When I finally (maybe 2 minutes after actually arriving at the hospital) made it up to the fourth floor, all of the same nurses were still on shift. The only words I heard were “He’s crowning!” I was flung on a gurney in an assessment room and told to push. All I could think was:
“Stop right here I don’t want to do this. Not like THIS! This is not MY birth plan. I want an epidural. I do not want to feel what is going to happen. Call his Daddy. He’s in Africa. CALL HIM. There is time. Doctor, please do your job. (Everyone but me was doing their job beautifully.)”
That didn’t happen. There was no time. One push. He was here. All nine pounds one ounce. Ten little fingers, ten tiny toes. Perfect. Healthy. Squishy. Loud. Strong. Just as shocking as becoming pregnant with him was, the way he entered the world was beyond anything I could have ever imagined (and he continues to shock us with his ways nearly every day).
Forming words on exact emotions about this whole experience is impossible. It was incredible and unbelievable. It was devastating and heartbreaking. It was so busy all around me with doctors and nurses doing their jobs, but somebody was missing. It was being beyond overjoyed and also overcome with sadness. It was sheer amazement at what I did. It was utter disappointment that he just wasn’t here. For those who like to say “but you knew he wouldn’t be,” you are 100% correct. I did know he wouldn’t be. I still hoped things could change. I still hoped he could be. I still had no clue exactly how I would feel that he wasn’t. I still wanted him to be here. I still needed him to be here. That’s not to say that I am not beyond proud of his desire to serve our country. That’s not to say that I don’t 100% support him in every way possible when he is serving. I just wanted my husband here for the birth of his son. It really is that simple.
During a part of my pregnancy, I spent a lot of time and energy stressing about visitors taking pictures before I had gotten the chance to get in touch with Daddy.

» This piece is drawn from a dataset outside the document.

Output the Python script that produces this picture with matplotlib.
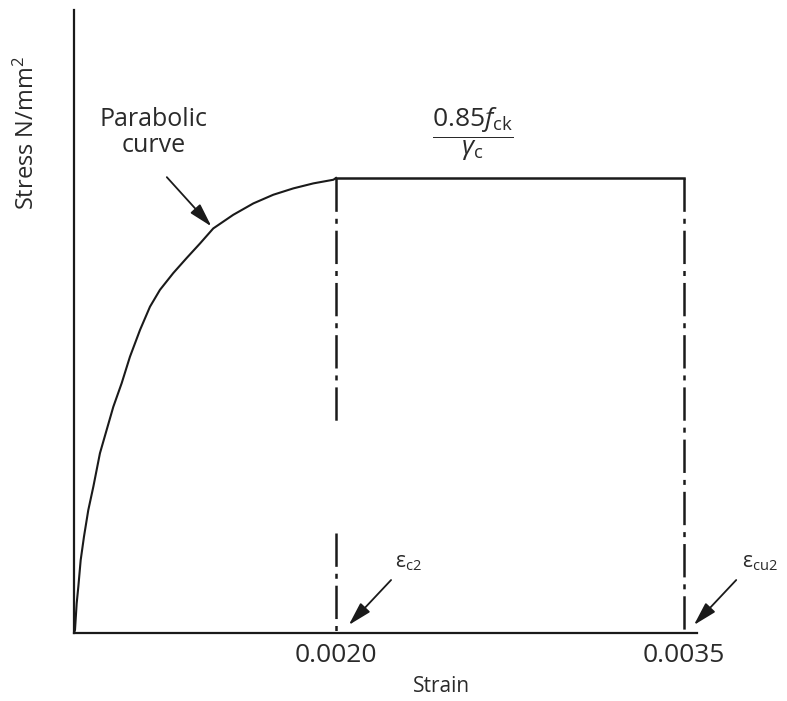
import numpy as np
import matplotlib
matplotlib.use("Agg")
import matplotlib.pyplot as plt

plt.rcParams['font.family'] = ['Open Sans', 'DejaVu Sans']
plt.rcParams['mathtext.fontset'] = 'custom'
plt.rcParams['mathtext.rm'] = 'Open Sans'
plt.rcParams['mathtext.it'] = 'Open Sans:italic'
plt.rcParams['lines.scale_dashes'] = False

# parabolic part (strain, stress / plateau stress)
curve_strain = [0.0, 0.0000076, 0.0000204, 0.0000331, 0.0000509, 0.0000763, 0.000109,
                0.000148, 0.000198, 0.000249, 0.000300, 0.000364, 0.000427, 0.000504,
                0.000580, 0.000656, 0.000758, 0.000860, 0.000962, 0.001063, 0.001216,
                0.001369, 0.001521, 0.001674, 0.001827, 0.001980, 0.0020]
curve_stress = [0.0, 0.0066, 0.065, 0.102, 0.160, 0.212, 0.270,
                0.322, 0.395, 0.446, 0.497, 0.549, 0.607, 0.666,
                0.717, 0.754, 0.791, 0.824, 0.856, 0.889, 0.919,
                0.944, 0.963, 0.977, 0.988, 0.996, 1.0]
eps_c2 = 0.0020
eps_cu2 = 0.0035
plateau = 1.0
tick_vals = [eps_c2, eps_cu2]
tick_labels = ['0.0020', '0.0035']

# the sketch is not to scale: two linear pieces on the strain axis
bk_x = [0.0, 0.0020, 0.0035, 0.0040]
bk_p = [0.0, 262.0, 610.0, 726.0]
def fwd(x):
    return np.interp(x, bk_x, bk_p)
def inv(p):
    return np.interp(p, bk_p, bk_x)

ink = '#1a1a1a'
txt = '#2a2a2a'
dashdot = (0, (24, 5, 3.6, 5))

fig = plt.figure(figsize=(7.87, 7.01), dpi=100)
ax = fig.add_axes([74/787, 68/701, 623/787, 623/701])
ax.set_xscale('function', functions=(fwd, inv))
ax.set_xlim(0, 0.003556)
ax.set_ylim(0, 1.369)

ax.plot(curve_strain, curve_stress, color=ink, lw=1.5)
ax.plot([eps_c2, eps_cu2], [plateau, plateau], color=ink, lw=1.8)
ax.plot([eps_c2, eps_c2], [plateau, 0.46], color=ink, lw=1.8, linestyle=dashdot)
ax.plot([eps_c2, eps_c2], [0.22, 0], color=ink, lw=1.8, linestyle=dashdot)
ax.plot([eps_cu2, eps_cu2], [plateau, 0], color=ink, lw=1.8, linestyle=dashdot)

for s in ['top', 'right']:
    ax.spines[s].set_visible(False)
for s in ['left', 'bottom']:
    ax.spines[s].set_linewidth(1.6)
    ax.spines[s].set_color(ink)
ax.set_yticks([])
ax.set_xticks(tick_vals)
ax.set_xticklabels(tick_labels, fontsize=19, color=txt)
ax.tick_params(axis='x', length=0, pad=7)
ax.set_xlabel('Strain', fontsize=15, color=txt)
ax.xaxis.set_label_coords(0.59, -0.069)
fig.text(27/787, 1 - 133/701, 'Stress N/mm$^2$', rotation=90, fontsize=17,
         color=txt, ha='center', va='center')

arrow = dict(arrowstyle='-|>,head_length=0.9,head_width=0.25', color=ink, lw=1.3,
             mutation_scale=16)

ax.text(0.128, 0.804, 'Parabolic\ncurve', transform=ax.transAxes, fontsize=18,
        color=txt, ha='center', va='center', linespacing=1.05)
ax.annotate('', xy=(curve_strain[19], curve_stress[19]), xycoords='data',
            xytext=(0.146, 0.735), textcoords='axes fraction', arrowprops=arrow)

ax.text(0.640, 0.801, r'$\dfrac{0.85\mathit{f}_{\mathrm{ck}}}{\gamma_{\mathrm{c}}}$',
        transform=ax.transAxes, fontsize=19, color=txt, ha='center', va='center')

ax.annotate('', xy=(0.438, 0.0096), xycoords='axes fraction',
            xytext=(0.512, 0.0883), textcoords='axes fraction', arrowprops=arrow,
            annotation_clip=False)
ax.text(0.515, 0.096, r'ε$_{\mathrm{c2}}$', transform=ax.transAxes, fontsize=15,
        color=txt, ha='left', va='bottom')
ax.annotate('', xy=(0.992, 0.0096), xycoords='axes fraction',
            xytext=(1.066, 0.0883), textcoords='axes fraction', arrowprops=arrow,
            annotation_clip=False)
ax.text(1.072, 0.096, r'ε$_{\mathrm{cu2}}$', transform=ax.transAxes, fontsize=15,
        color=txt, ha='left', va='bottom', clip_on=False)

fig.savefig('out.png', dpi=100)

I felt that it was beyond unfair for others to share this news with him. This was OUR news. This was for me to share with him. He deserved to get to see his son before any other visitors. Y’all, Jesus hears our prayers. None of this was an issue because there was literally no time to be able to call anybody until after baby boy was here. I was able to FaceTime with Daddy minutes after he was born. It all worked out.
Not in my plan, but in His plan, which makes it so much better.
On July 14, 2018, eleven days after his 6-month birthday, he got to finally meet his daddy in person, for the very first time. One of the absolute best days ever. Cue all the tears and all the feels. It was surreal. Forming words on exact emotions about this day is impossible. Actually impossible. (This may actually be PTSD preventing me from being able to fully acknowledge all the feels, I’m still working through it…)
Now, my husband has been home for two solid years. We also welcomed a baby girl to our family on February 3, 2020. We are completely finished having babies, but we are not completely finished surviving deployments just yet. He (we) will likely have one more to get through. At this point, we don’t know when that will be. Until we know, we spend our time living our best lives and soaking up as many memories as we can.